Поглощенность настоящим — характерная черта и куртуазной поэзии. Временная структура песни трубадура — лирический момент, в который кристаллизуется состояние героя; это состояние определяется постоянно неудовлетворенной любовью, никогда не осознающей прошлого или будущего иначе как в перспективе настоящего; настоящее время — это также и грамматическое время куртуазной песни.
В науке не раз ставился вопрос: являлось ли время в словесном искусстве средних веков предметом субъективного переживания героев? Субъективное восприятие времени не могло быть неизвестно в средневековой литературе хотя бы уже потому, что начиная с Августина осознавалось различие между «мыслимым временем» и «переживаемым временем» Другое дело — субъективное время не занимало в поэтике средневековой литературы того места, на какое оно выдвинулось в современной литературе. В XX в. оно стало объектом анализа, эксперимента и чуть ли не главным героем литературы. Менар считает возможным применительно к романам Кретьена говорить о «литературном времени» и о «переживаемом времени». Способы переживания времени в рыцарском романе, по его мнению, определяются прежде всего внутренним состоянием человека. В горе и в порыве страсти герои романа забывают о времени, влюбленные не в силах переносить время в разлуке (209, 393 и сл.).

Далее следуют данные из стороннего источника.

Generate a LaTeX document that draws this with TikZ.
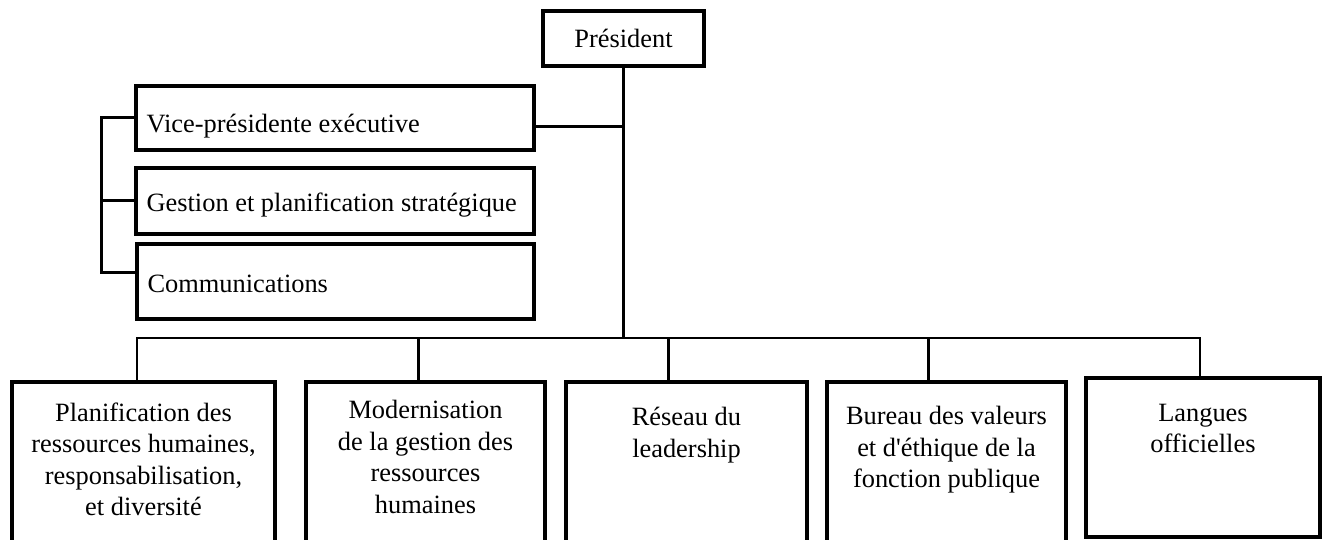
\documentclass[tikz,border=0pt]{standalone}
\usepackage{fontspec}
\setmainfont{Liberation Serif}[Ligatures=TeXOff]
\usetikzlibrary{positioning}

\begin{document}
\begin{tikzpicture}[x=1pt,y=1pt]
		\tikzstyle{every node}+=[inner sep=0pt, font=\fontsize{26.4}{31.5}\selectfont]
		\tikzstyle{unit}=[draw, black, line width=3.2pt]
		\tikzstyle{lbl}=[align=center]
		\tikzstyle{link}=[black, line width=3pt]
		\tikzstyle{bus}=[black, line width=2.6pt]
		\useasboundingbox (0,0) rectangle (1326,-540);
		\node [unit, minimum width=161, minimum height=55] (pres) at (623.5,-38.5) {Président};
		\node [unit, minimum width=398, minimum height=64] (vp) at (335,-118) {};
		\node [unit, minimum width=398, minimum height=66] (gest) at (335,-201) {};
		\node [unit, minimum width=397, minimum height=75] (comm) at (335.5,-281.5) {};
		\node [anchor=base west] (vpt) at ([shift={(12,-15)}]vp.west) {Vice-présidente exécutive};
		\node [anchor=base west] (gestt) at ([shift={(12,-11)}]gest.west) {Gestion et planification stratégique};
		\node [anchor=base west] (commt) at ([shift={(12,-10.5)}]comm.west) {Communications};
		\node [unit, minimum width=263, minimum height=178] (b1) at (143.5,-471) {};
		\node [unit, minimum width=239, minimum height=178] (b2) at (425.5,-471) {};
		\node [unit, minimum width=241, minimum height=178] (b3) at (686.5,-471) {};
		\node [unit, minimum width=239, minimum height=178] (b4) at (946.5,-471) {};
		\node [unit, minimum width=234, minimum height=159] (b5) at (1203,-457.5) {};
		\node [lbl, below=22pt of b1.north] (b1t) {Planification des\\ressources humaines,\\responsabilisation,\\et diversité};
		\node [lbl, below=20pt of b2.north] (b2t) {Modernisation\\de la gestion des\\ressources\\humaines};
		\node [lbl, below=27pt of b3.north] (b3t) {Réseau du\\leadership};
		\node [lbl, below=26pt of b4.north] (b4t) {Bureau des valeurs\\et d'éthique de la\\fonction publique};
		\node [lbl, below=27.5pt of b5.north] (b5t) {Langues\\officielles};
		\coordinate (d1) at (137,-338);
		\coordinate (d2) at (418,-338);
		\coordinate (d3) at (668,-338);
		\coordinate (d4) at (928,-338);
		\coordinate (d5) at (1200,-338);
		\draw [link] (pres.south) -- (pres.south |- d1);
		\draw [link] ([yshift=-9pt]vp.east) -- ([yshift=-9pt]vp.east -| pres.south);
		\draw [link] (vp.west) -- ++(-33,0) |- ([yshift=8.5pt]comm.west);
		\draw [link] (gest.west) -- ++(-33,0);
		\draw [bus] (d1 |- b1.north) -- (d1) -- (d5) -- (d5 |- b5.north);
		\draw [link] (d2) -- (d2 |- b2.north);
		\draw [link] (d3) -- (d3 |- b3.north);
		\draw [link] (d4) -- (d4 |- b4.north);
		\end{tikzpicture}
\end{document}
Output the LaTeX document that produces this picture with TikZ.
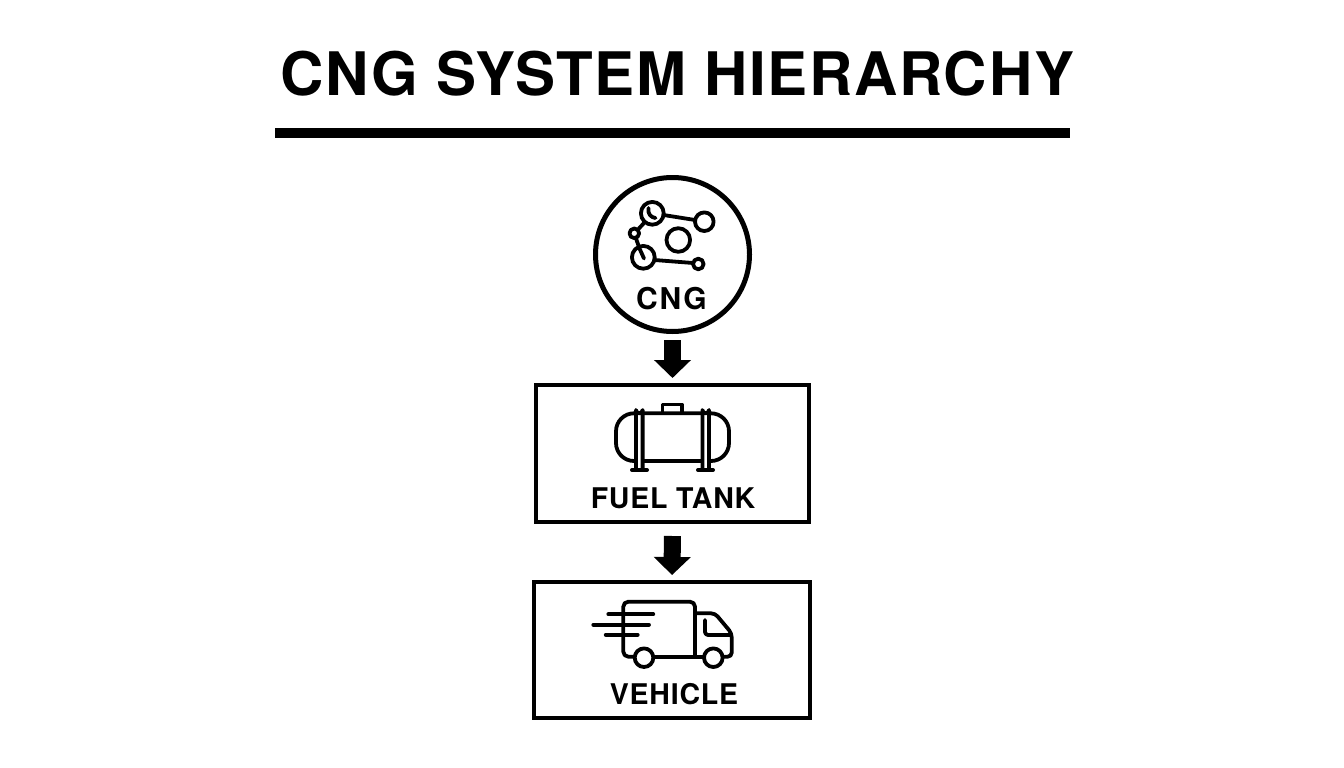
\documentclass[tikz,border=0pt]{standalone}
\usepackage{fontspec}
\setmainfont[LetterSpace=2.7]{TeX Gyre Heros}
\usetikzlibrary{arrows.meta}
\tikzset{%
  stage/.style={draw, line width=4pt, minimum width=#1, inner sep=0pt},
  source/.style={draw, circle, line width=5pt, minimum size=154pt, inner sep=0pt},
  flow/.style={line width=17pt, -{Triangle[length=18pt,width=36pt]}, shorten <=#1, shorten >=5pt},
  icon/.style={line width=3.8pt, line join=round, line cap=round},
  caption/.style={font=\bfseries\fontsize{#1}{#1}\selectfont, inner sep=0pt}
}

\begin{document}
\begin{tikzpicture}[x=1pt, y=-1pt]
    \useasboundingbox (0,0) rectangle (1344,768);

    \node [caption=60pt] (title) at (677.5,73.5) {CNG SYSTEM HIERARCHY};
    \fill (275,128) rectangle (1070,138);

    \node [source] (cng) at (672.5,254.5) {};
    \node [stage=273pt, minimum height=137pt] (tank) at (672.5,453.5) {};
    \node [stage=276pt, minimum height=136pt] (vehicle) at (672,650) {};

    \draw [flow=6pt] (cng.south) -- (tank.north);
    \draw [flow=12pt] (tank.south) -- (vehicle.north);

    \node [caption=30pt] (cnglabel) at (671.5,298.5) {\addfontfeature{LetterSpace=6}CNG};
    \node [caption=28.5pt] (tanklabel) at (673,498) {FUEL TANK};
    \node [caption=28.5pt] (vehiclelabel) at (674,694) {VEHICLE};

    % molecule
    \draw [icon] (652.3,213.3) circle (11.4);
    \draw [icon] (704.3,221.7) circle (9.3);
    \draw [icon] (678.3,240) circle (11.8);
    \draw [icon] (634.3,233.3) circle (4.8);
    \draw [icon] (643.3,257.3) circle (11.4);
    \draw [icon] (698.3,264) circle (5.3);
    \draw [icon] (663.5,215) -- (695,220);
    \draw [icon] (654.5,260) -- (693,263);
    \draw [icon] (638,229.5) -- (644,223);
    \draw [icon] (636,238.5) -- (639,247);
    \draw [icon] (639.5,248.5) -- (644,258.5);
    \draw [icon] (648.5,208) .. controls (647.5,214) and (651,217.5) .. (655.5,218);

    % tank
    \draw [icon, rounded corners=18pt] (616,413.3) rectangle (729,461);
    \draw [icon] (662.5,413) -- (662.5,404.5) -- (682,404.5) -- (682,413);
    \draw [icon, fill=white] (636,468) -- (636,410) arc [start angle=180, end angle=0, radius=3.3] -- (642.6,468);
    \draw [icon, fill=white] (702.4,468) -- (702.4,410) arc [start angle=180, end angle=0, radius=3.3] -- (709,468);
    \draw [icon, line width=4pt] (632,470) -- (647,470);
    \draw [icon, line width=4pt] (698,470) -- (713,470);

    % truck
    \draw [icon, rounded corners=5pt] (634,656.7) -- (623.3,656.7) -- (623.3,601.7) -- (695,601.7) -- (695,656.7);
    \draw [icon, rounded corners=4pt] (695,613.3) -- (715,613.3) -- (731.7,633.3) -- (731.7,656.7) -- (722,656.7);
    \draw [icon] (653,656.7) -- (704,656.7);
    \draw [icon, rounded corners=3pt] (705,620) -- (705,635) -- (730,635);
    \draw [icon, fill=white] (644,657.7) circle (9.3);
    \draw [icon, fill=white] (713.3,657.7) circle (9.3);
    \draw [icon] (608.3,614.3) -- (653.3,614.3);
    \draw [icon] (593.3,624.7) -- (649,624.7);
    \draw [icon] (605.7,634.7) -- (637.7,634.7);
\end{tikzpicture}
\end{document}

Точно также, когда один из персонажей цикла «Старшей Эдды», сгорая от нетерпения поскорее овладеть своей невестой, восклицает:
Ночь длинна,
две ночи длиннее,
как вытерплю три!
Часто казался мне
месяц короче,
чем ночи предбрачные (78, 45),
то приходится заключить, что и средневековым скандинавам было знакомо такое восприятие времени, которое зависело от внутреннего состояния человека, придававшего ему относительную ценность.
Применимость понятий «объективный» и «субъективный» к мировосприятию людей этой эпохи вообще вещь сомнительная. Это противопоставление выражает современное отношение к миру, четко и сознательно разграничивающее внутренний мир человека и помимо него существующую реальность. Но, как мы уже говорили выше, в средние века в субъекте видели «микрокосм» — уменьшенный дубликат «макрокосма», во всем повторявший мир. Индивид не противопоставлялся природе, миру, он с ними сопоставлялся в качестве аналога. Здесь субъективное и объективное сливались или, лучше сказать, не были еще расчленены. Поэтому сомнительна верность утверждения, что время для средневекового автора не было явлением сознания человека. Вернее было бы сказать, время не было только явлением человеческого сознания, ибо оно было и космическим, «объективным».